Car à l’évidence, et depuis belle lurette, la recherche publique n’a 
jamais été au service de tous, mais au service d’un État dont les choix 
stratégiques en matière de recherche n’ont rien de commun avec les 
besoins de la population. Et la réduction des moyens de recherche 
octroyés aux organismes publics ne date pas d’hier, et elle est autant 
le fait du gouvernement actuel que des partis politiques de gauche 
lorsqu’ils étaient au pouvoir. Combien de temps encore, les chercheurs 
des organismes nationaux feront-ils semblant de croire qu’ils 
travaillent pour la collectivité ?
A l’INRA, où nous travaillons, les exemples ne manquent pas qui 
démontrent le caractère illusoire du concept de "recherche publique". En 
voici quelques exemples. Le conseil d’administration qui définit la 
politique de recherche de l’Institut accueille parmi ses membres 
plusieurs représentants des industries agroalimentaires qui ne se 
privent pas d’influer sur le choix des priorités de recherche. Beaucoup 
de laboratoires trouvent 30 à 80 % de leur crédits de fonctionnement 
auprès d’organismes para-publics ou privés qui, en retour, imposent des 
axes de recherche et s’approprient les retombés économiques via des 
brevets ou des exclusivités de commercialisation. Nombre de bourses 
d’étudiants en thèse sont co-financées par des organismes privés qui se 
paient comme ça un laboratoire de recherche pour pas cher. Même le 
fonctionnement de l’INRA s’apparente de plus en plus au fonctionnement 
d’une entreprise privée.
Les laboratoires INRA se facturent entre eux 
les services qu’ils se rendent au nom de la coopération scientifique 
(location d’animaux pour expériences, facturation des travaux d’analyse 
de données, location de véhicule). Les CDD se multiplient pour des 
postes de techniciens comme de chercheurs et sont financés le plus 
souvent par des contrats de recherche extérieurs à l’INRA. Et l’INRA 
appelle de ses vœux la multiplication de ce genre de pratiques. Une note 
de service informe qu’un chercheur du service public peut toucher des 
royalties sur ses recherches lorsqu’elles ont conduit à un dépôt de 
brevet. Cela s’appelle "l’intéressement individuel". Et cette prime 
s’adresse à tout le personnel ... sauf les adjoints techniques et les 
administratifs. Histoire sûrement de développer la culture d’entreprise. 

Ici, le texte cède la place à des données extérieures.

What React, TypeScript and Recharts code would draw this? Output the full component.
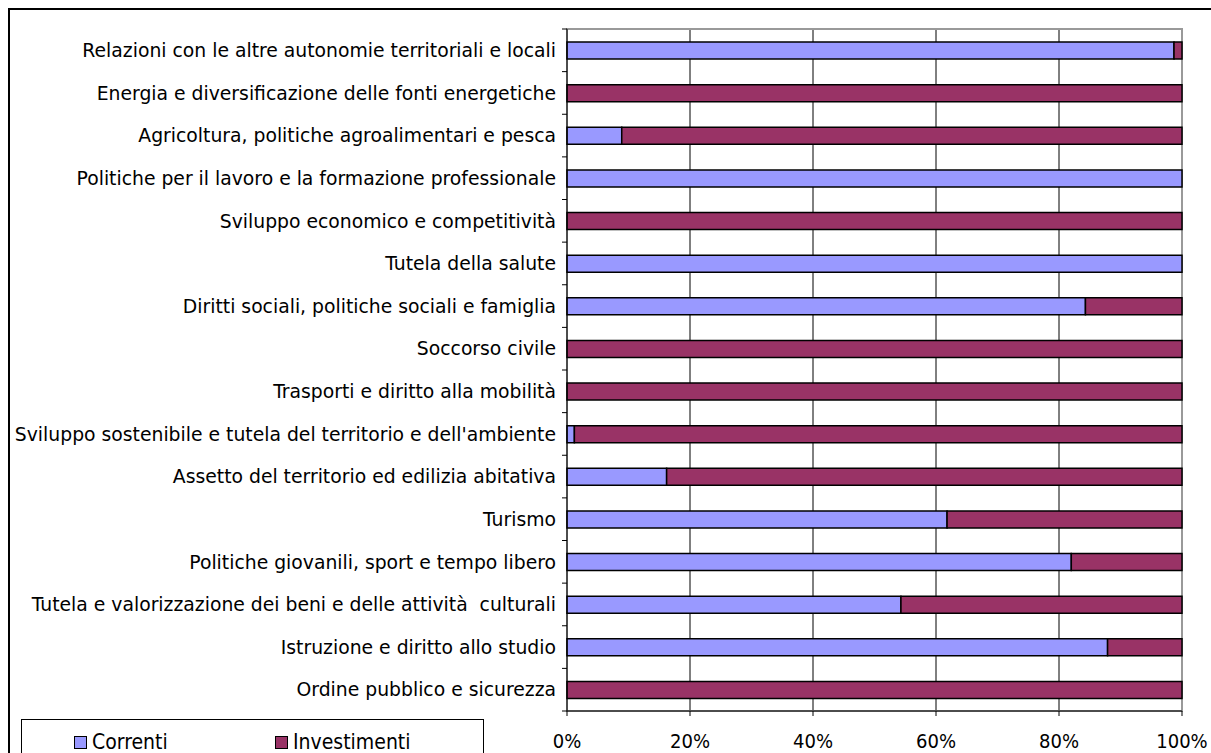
import React from "react";
import {
  BarChart,
  Bar,
  XAxis,
  YAxis,
  CartesianGrid,
  Legend,
  ReferenceArea,
} from "recharts";

// categories, top to bottom
const categories = [
  "Relazioni con le altre autonomie territoriali e locali",
  "Energia e diversificazione delle fonti energetiche",
  "Agricoltura, politiche agroalimentari e pesca",
  "Politiche per il lavoro e la formazione professionale",
  "Sviluppo economico e competitività",
  "Tutela della salute",
  "Diritti sociali, politiche sociali e famiglia",
  "Soccorso civile",
  "Trasporti e diritto alla mobilità",
  "Sviluppo sostenibile e tutela del territorio e dell'ambiente",
  "Assetto del territorio ed edilizia abitativa",
  "Turismo",
  "Politiche giovanili, sport e tempo libero",
  "Tutela e valorizzazione dei beni e delle attività  culturali",
  "Istruzione e diritto allo studio",
  "Ordine pubblico e sicurezza",
];

// shares in percent
const correnti = [98.7, 0, 8.9, 100, 0, 100, 84.3, 0, 0, 1.2, 16.2, 61.8, 82.0, 54.3, 87.9, 0];
const investimenti = [1.3, 100, 91.1, 0, 100, 0, 15.7, 100, 100, 98.8, 83.8, 38.2, 18.0, 45.7, 12.1, 100];

const xTicks = [0, 20, 40, 60, 80, 100];

const seriesNames = ["Correnti", "Investimenti"];
const CORRENTI_COLOR = "#9999ff";
const INVESTIMENTI_COLOR = "#993366";

const FONT = "'DejaVu Sans', sans-serif";
const FONT_NARROW = "'DejaVu Sans Condensed', 'DejaVu Sans', sans-serif";

const data = categories.map((name, i) => ({
  name,
  correnti: correnti[i],
  investimenti: investimenti[i],
}));

// category label plus a small tick mark at the band edges
const CategoryTick = (props: any) => {
  const { x, y, payload, index, visibleTicksCount } = props;
  const half = payload.offset || 0;
  return (
    <g>
      <line x1={x - 5} x2={x} y1={y - half} y2={y - half} stroke="#000" />
      {index === visibleTicksCount - 1 && (
        <line x1={x - 5} x2={x} y1={y + half} y2={y + half} stroke="#000" />
      )}
      <text
        x={x - 11}
        y={y}
        dy="0.36em"
        textAnchor="end"
        fontSize={18.8}
        fontFamily={FONT}
        fill="#000"
        style={{ whiteSpace: "pre" }}
      >
        {payload.value}
      </text>
    </g>
  );
};

const LegendBox = () => (
  <div
    style={{
      position: "relative",
      width: 461,
      height: 45,
      border: "1px solid #000",
      background: "#fff",
      fontFamily: FONT_NARROW,
      fontSize: 21,
      color: "#000",
    }}
  >
    {[CORRENTI_COLOR, INVESTIMENTI_COLOR].map((c, i) => (
      <div
        key={seriesNames[i]}
        style={{
          position: "absolute",
          left: i === 0 ? 52 : 253,
          top: 10,
          display: "flex",
          alignItems: "center",
          whiteSpace: "nowrap",
        }}
      >
        <span
          style={{
            display: "inline-block",
            width: 11,
            height: 11,
            background: c,
            border: "1px solid #000",
            marginRight: 5,
          }}
        />
        {seriesNames[i]}
      </div>
    ))}
  </div>
);

export default function App() {
  return (
    <div
      style={{
        position: "fixed",
        left: 0,
        top: 0,
        width: 1211,
        height: 753,
        overflow: "hidden",
        background: "#fff",
      }}
    >
      <div
        style={{
          position: "absolute",
          left: 8,
          top: 8,
          width: 1230,
          height: 780,
          borderTop: "2px solid #000",
          borderLeft: "2px solid #000",
        }}
      />
      <div style={{ position: "absolute", left: 0, top: 0 }}>
        <BarChart
          width={1211}
          height={753}
          layout="vertical"
          data={data}
          margin={{ top: 29, right: 29, left: 8, bottom: 0 }}
          barSize={17}
        >
          <CartesianGrid horizontal={false} stroke="#000" />
          <ReferenceArea x1={0} x2={100} fill="none" stroke="#999" strokeWidth={2} />
          <XAxis
            type="number"
            domain={[0, 100]}
            ticks={xTicks}
            interval={0}
            height={42}
            tickSize={5}
            tickMargin={18}
            stroke="#000"
            tickFormatter={(v) => `${v}%`}
            tick={{ fill: "#000", fontSize: 20, fontFamily: FONT_NARROW }}
          />
          <YAxis
            type="category"
            dataKey="name"
            width={559}
            interval={0}
            tickLine={false}
            tickSize={0}
            tickMargin={0}
            stroke="#000"
            tick={<CategoryTick />}
          />
          <Legend
            layout="horizontal"
            verticalAlign="middle"
            align="center"
            wrapperStyle={{ left: 21, top: 719, width: 463, height: 47 }}
            content={() => <LegendBox />}
          />
          <Bar
            dataKey="correnti"
            stackId="a"
            fill={CORRENTI_COLOR}
            stroke="#000"
            strokeWidth={1.5}
            isAnimationActive={false}
          />
          <Bar
            dataKey="investimenti"
            stackId="a"
            fill={INVESTIMENTI_COLOR}
            stroke="#000"
            strokeWidth={1.5}
            isAnimationActive={false}
          />
        </BarChart>
      </div>
    </div>
  );
}
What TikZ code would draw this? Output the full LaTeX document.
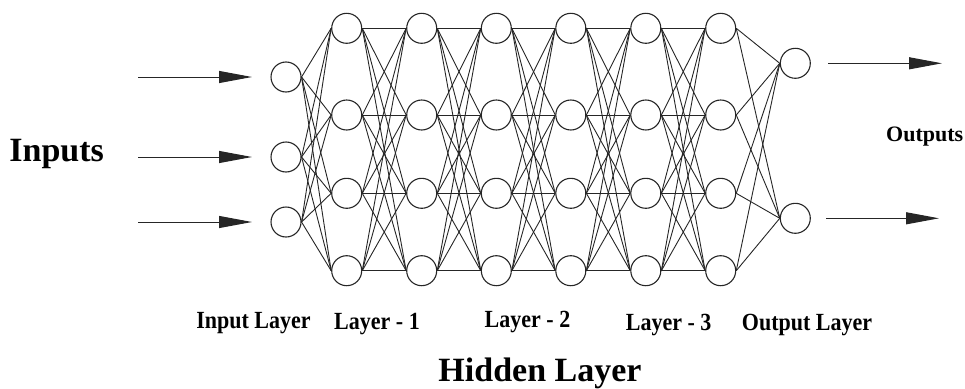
\documentclass[tikz,border=0pt]{standalone}
\usepackage{fontspec}
\setmainfont{Liberation Serif}
\usetikzlibrary{arrows.meta}
\newcommand{\lblfont}{\bfseries\fontsize{22}{26}\selectfont}
\newcommand{\bigfont}{\bfseries\fontsize{34}{40}\selectfont}
\newcommand{\stretchlbl}[1]{\scalebox{1}[1.12]{#1}}
\tikzset{
  neuron/.style={circle, draw=black!85, line width=1.1pt, minimum size=30pt, inner sep=0pt, fill=white},
  link/.style={draw=black!85, line width=0.9pt},
  sigarrow/.style={draw=black!85, line width=1pt, -{Triangle[length=33pt,width=12pt]}},
  layerlbl/.style={anchor=base, inner sep=0pt, font=\lblfont},
  biglbl/.style={anchor=base, inner sep=0pt, font=\bigfont}
}
\begin{document}
\begin{tikzpicture}[x=1pt,y=-1pt]
\useasboundingbox (0,0) rectangle (965,388);
% input layer
\foreach \i/\y in {1/77,2/157,3/222} \node[neuron] (in\i) at (286,\y) {};
% hidden layers
\foreach \c/\x in {1/346.7,2/421.7,3/496.3,4/570.8,5/645.8,6/720.7}
  \foreach \j/\y in {1/28.3,2/115,3/193.3,4/270.7}
    \node[neuron] (h\c-\j) at (\x,\y) {};
% output layer
\foreach \k/\y in {1/63.3,2/218.3} \node[neuron] (out\k) at (795.3,\y) {};
% connections
\foreach \i in {1,2,3}
  \foreach \j in {1,2,3,4}
    \draw[link] (in\i.east) -- (h1-\j.west);
\foreach \c [evaluate=\c as \n using int(\c+1)] in {1,...,5}
  \foreach \i in {1,2,3,4}
    \foreach \j in {1,2,3,4}
      \draw[link] (h\c-\i.east) -- (h\n-\j.west);
\foreach \i in {1,2,3,4}
  \foreach \k in {1,2}
    \draw[link] (h6-\i.east) -- (out\k.west);
% input arrows
\foreach \i/\y in {1/77,2/157,3/222} {
  \coordinate (ia\i s) at (138,\y);
  \coordinate (ia\i e) at (252,\y);
  \draw[sigarrow] (ia\i s) -- (ia\i e);
}
% output arrows
\coordinate (oa1s) at (828,63.3); \coordinate (oa1e) at (942,63.3);
\coordinate (oa2s) at (826,218.3); \coordinate (oa2e) at (939,218.3);
\draw[sigarrow] (oa1s) -- (oa1e);
\draw[sigarrow] (oa2s) -- (oa2e);
% labels
\node[biglbl] (inputs) at (56.7,161.7) {Inputs};
\node[layerlbl] (outputs) at (924.7,141.7) {Outputs};
\node[layerlbl] (linl) at (253.5,328.3) {\stretchlbl{Input Layer}};
\node[layerlbl] (l1) at (377,329.3) {\stretchlbl{Layer - 1}};
\node[layerlbl] (l2) at (527.5,327.3) {\stretchlbl{Layer - 2}};
\node[layerlbl] (l3) at (668.7,330.7) {\stretchlbl{Layer - 3}};
\node[layerlbl] (lout) at (807,330.7) {\stretchlbl{Output Layer}};
\node[biglbl] (hidden) at (540,381.7) {Hidden Layer};
\end{tikzpicture}
\end{document}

Un chercheur de l’INRA peut même créer sa propre Start-up à partir des 
découvertes qu’il a réalisées à l’INRA avec des fonds prêtés par le 
ministère de la Recherche !
Ces quelques exemples ne sont pas spécifiques à l’INRA. Des compagnons 
cénétistes travaillant à l’INSERM et au CNRS vivent le même type de 
situation. Chez les uns, on retrouve les lobbys pharmaceutiques et les 
fondations du genre "Téléthon", et chez les autres, le CEA, l’armée 
comme le privé de tout poil. Cette situation, tout chercheur un tant 
soit peu informé la connaît, la vit. Le monde de la recherche a accepté 
dans sa grande majorité le contrôle de la recherche publique par le 
pouvoir politique et financier. Plusieurs pétitionnaires actuels ont 
activement participé à la mise en place de cette privatisation de fait. 
Et ils l’ont fait simplement pour accroître leurs moyens de recherche, 
le rayonnement de leur laboratoire, et leur fulgurante et médiatique 
carrière. Et s’ils pétitionnent aujourd’hui, ce n’est pas pour défendre 
le service public, mais bien davantage leur petit domaine particulier.
# Section INRA, CNT-AIT Toulouse.
INRA : Institut National de la Recherche Agronomique. CNRS : Centre 
National de la Recherche Scientifique. INSERM : Institut National de la 
Santé et de la Recherche Médicale. CEA : Centre à l’Energie Atomique.